For interframe wavelet compression, the video sequence is represented as a GOP that has full frames and motion-compensated residual frames, both encoded by wavelet compression. The residual frames are much less correlated than the original frames, so the wavelet transform is less effective in residual frame representation. Due to the phenomenon that the wavelet transform is often critically sampled, shift variance associated with these transforms limits the effectiveness of motion compensation.
Full 3-D wavelet video coding in both the spatial and temporal domain is also possible. For this approach, the coding scalability in rate, quality and resolution is inherent. Due to possible motion, spatially co-located pixels across frames are usually misaligned. This reduces the compression efficiency.
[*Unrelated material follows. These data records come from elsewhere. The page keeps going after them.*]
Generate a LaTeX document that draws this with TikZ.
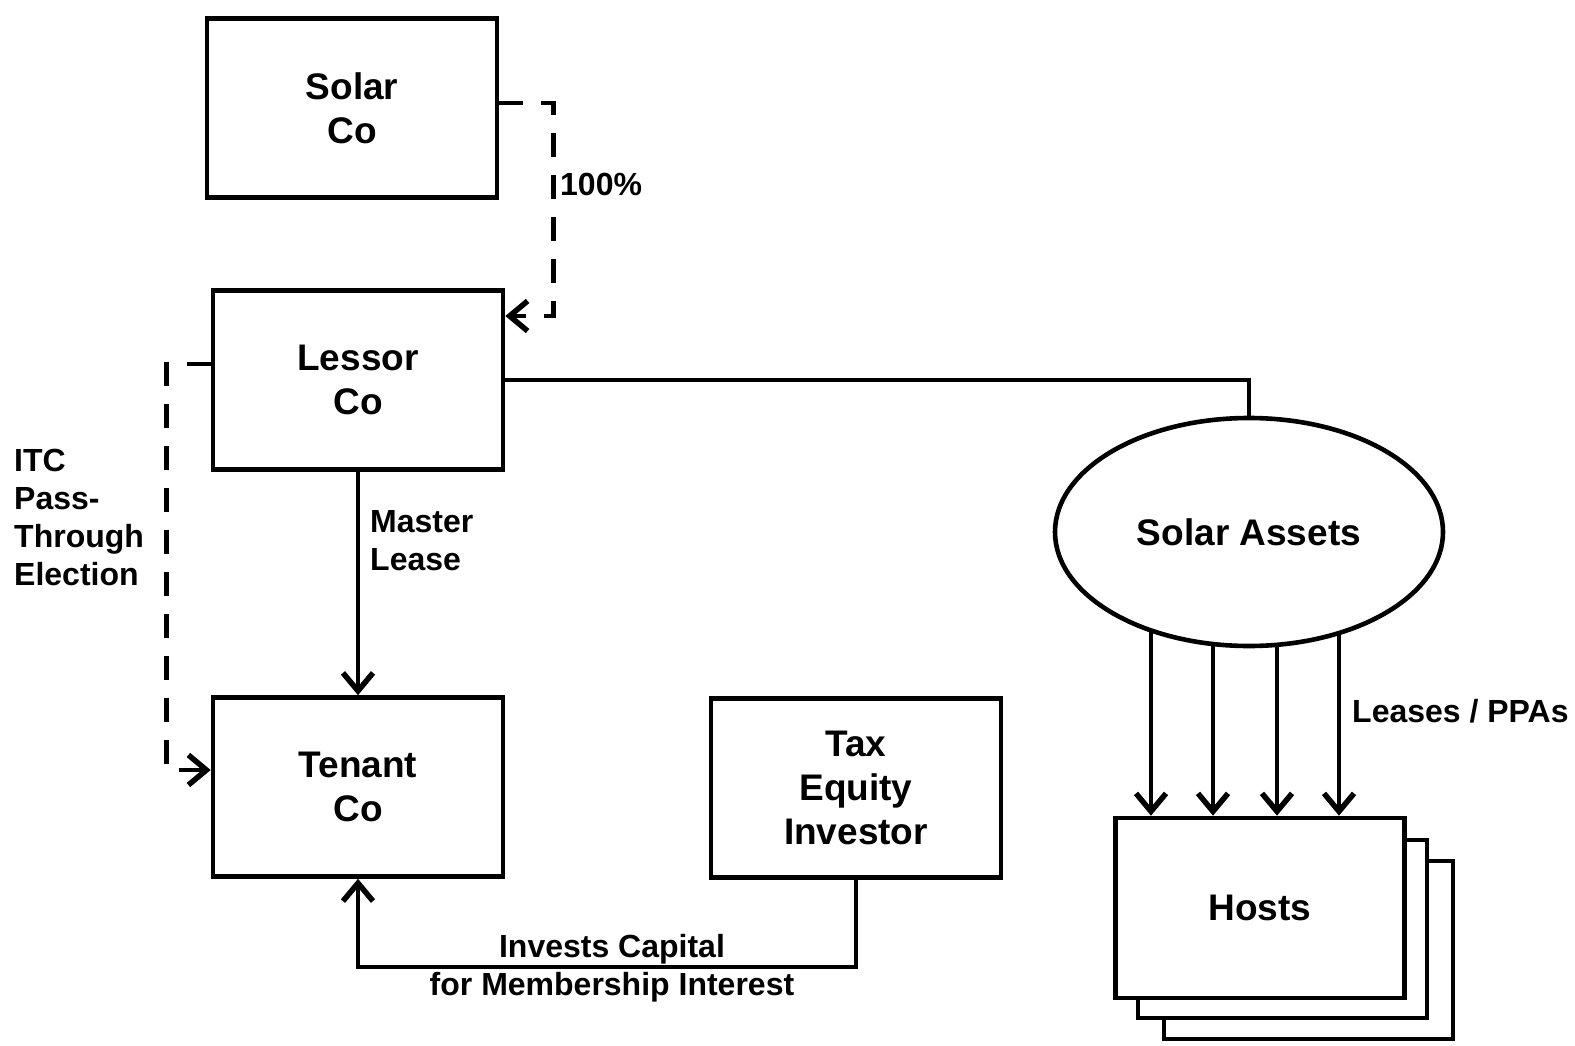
\documentclass[tikz,border=0pt]{standalone}
\usepackage{fontspec}
\setmainfont{Liberation Sans}
\usetikzlibrary{arrows.meta,shapes.geometric,calc}
\tikzset{
  box/.style={draw, line width=4.6pt, fill=white, rectangle, minimum width=290pt, minimum height=179pt, inner sep=0pt, align=center, font=\fontsize{37}{44}\selectfont\bfseries},
  oval/.style={draw, line width=4.6pt, fill=white, ellipse, minimum width=388pt, minimum height=228pt, inner sep=0pt, font=\fontsize{37}{44}\selectfont\bfseries},
  lbl/.style={inner sep=0pt, font=\fontsize{32}{38}\selectfont\bfseries},
  conn/.style={line width=4.6pt},
  tip/.style={-{Straight Barb[length=18pt,width=30pt,line width=5.5pt]}},
  arr/.style={line width=4.6pt, tip},
  dsh/.style={line width=4.6pt, dash pattern=on 24pt off 18pt},
}
\begin{document}
\begin{tikzpicture}[x=1pt,y=-1pt]
\useasboundingbox (0,0) rectangle (1575,1046);
\fill[white] (0,0) rectangle (1575,1046);
% boxes
\node[box] (solar) at (352,108) {Solar\\Co};
\node[box] (lessor) at (358,380) {Lessor\\Co};
\node[box] (tenant) at (358,787) {Tenant\\Co};
\node[box] (tax) at (856,788) {Tax\\Equity\\Investor};
\node[oval] (assets) at (1249,532) {Solar Assets};
\node[box, minimum width=289pt, minimum height=178pt] (hosts3) at (1308.5,950) {};
\node[box, minimum width=289pt, minimum height=178pt] (hosts2) at (1282.5,929) {};
\node[box, minimum width=289pt, minimum height=180pt] (hosts) at (1260,908) {Hosts};
% connectors
\draw[dsh, tip] ([yshift=5pt]solar.east) -- ++(54,0) |- ([yshift=64pt]lessor.east);
\draw[conn] (lessor.east) -| (assets.north);
\draw[arr] (lessor.south) -- (tenant.north);
\draw[dsh, tip] ([yshift=16pt]lessor.west) -- ++(-44,0) |- ([yshift=17pt]tenant.west);
\draw[arr] (tax.south) -- ++(0,87) -| (tenant.south);
\coordinate (t1) at ([shift={(-98,98.4)}]assets.center);
\coordinate (t2) at ([shift={(-36,112)}]assets.center);
\coordinate (t3) at ([shift={(28,112.8)}]assets.center);
\coordinate (t4) at ([shift={(90,101)}]assets.center);
\foreach \t in {t1,t2,t3,t4} \draw[arr] (\t) -- (\t |- hosts.north);
% labels
\node[lbl, anchor=west] (l100) at (560,184) {100\%};
\node[lbl, anchor=west, align=left] (lmaster) at (370,541) {Master\\Lease};
\node[lbl, anchor=west, align=left] (litc) at (14,517) {ITC\\Pass-\\Through\\Election};
\node[lbl, align=center] (linv) at (612,968) {Invests Capital\\for Membership Interest};
\node[lbl, anchor=west] (llease) at (1352,711) {Leases / PPAs};
\end{tikzpicture}
\end{document}
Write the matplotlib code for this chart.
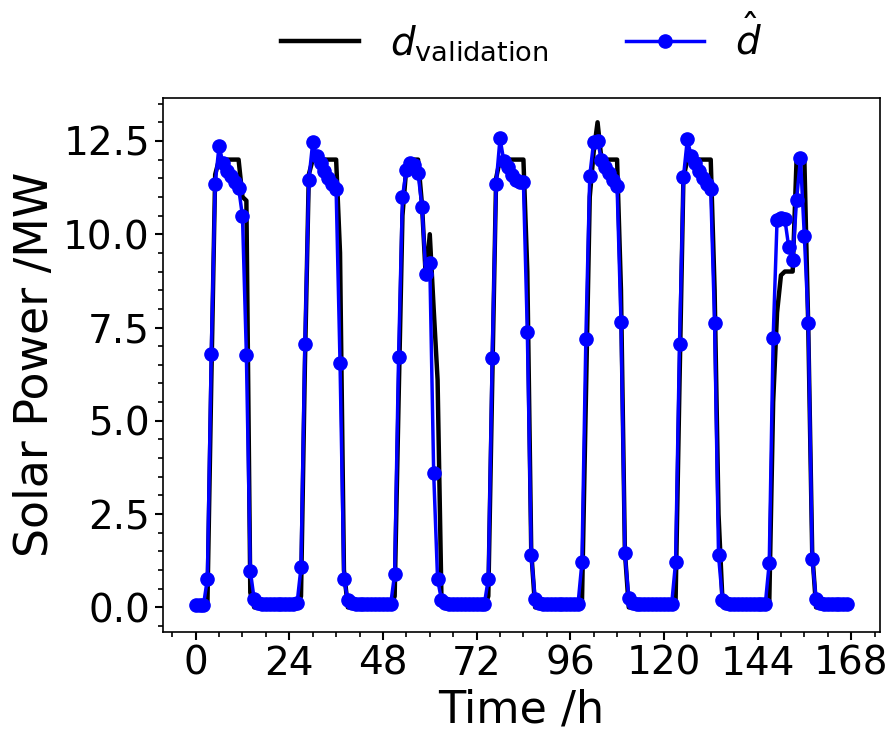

In order to take full advantage of the 3-D wavelet transform, wavelet filtering has to be performed along motion trajectories. One way to do this is motion threading. This exploits the long-term correlation across frames along the motion trajectory. Backward motion estimation is performed on each pair of frames at the macroblock level. Pixels along the same motion trajectory are linked to form a thread following the motion vectors of the macroblocks they belong to. The 3D wavelet transform is applied to the threads.
To increase the coding efficiency, motion threading has to accommodate fractions of pixels (e.g. ½ or ¼) for motion compensation. An efficient threading mechanism has to utilize a lifting-based wavelet implementation. There are usually different types of motion in real-world video such as panning, zooming, and scene changes. This would result in many-to-one pixel mappings and non-referred pixels.
Another approach for efficient wavelet video compression is overcomplete motion compensated wavelet coding. The overcomplete wavelet transform is similar to the wavelet transform except there is no downsampling. Complexity becomes an issue in this approach. The inverse transform is computationally more expensive than the forward transform since the reconstruction filters are always longer than the forward filters. The overcomplete wavelet transform allows for improved motion estimation/compensation in the wavelet domain. In fact, only motion references need to be overcomplete. Texture coding may still be in the complete wavelet domain.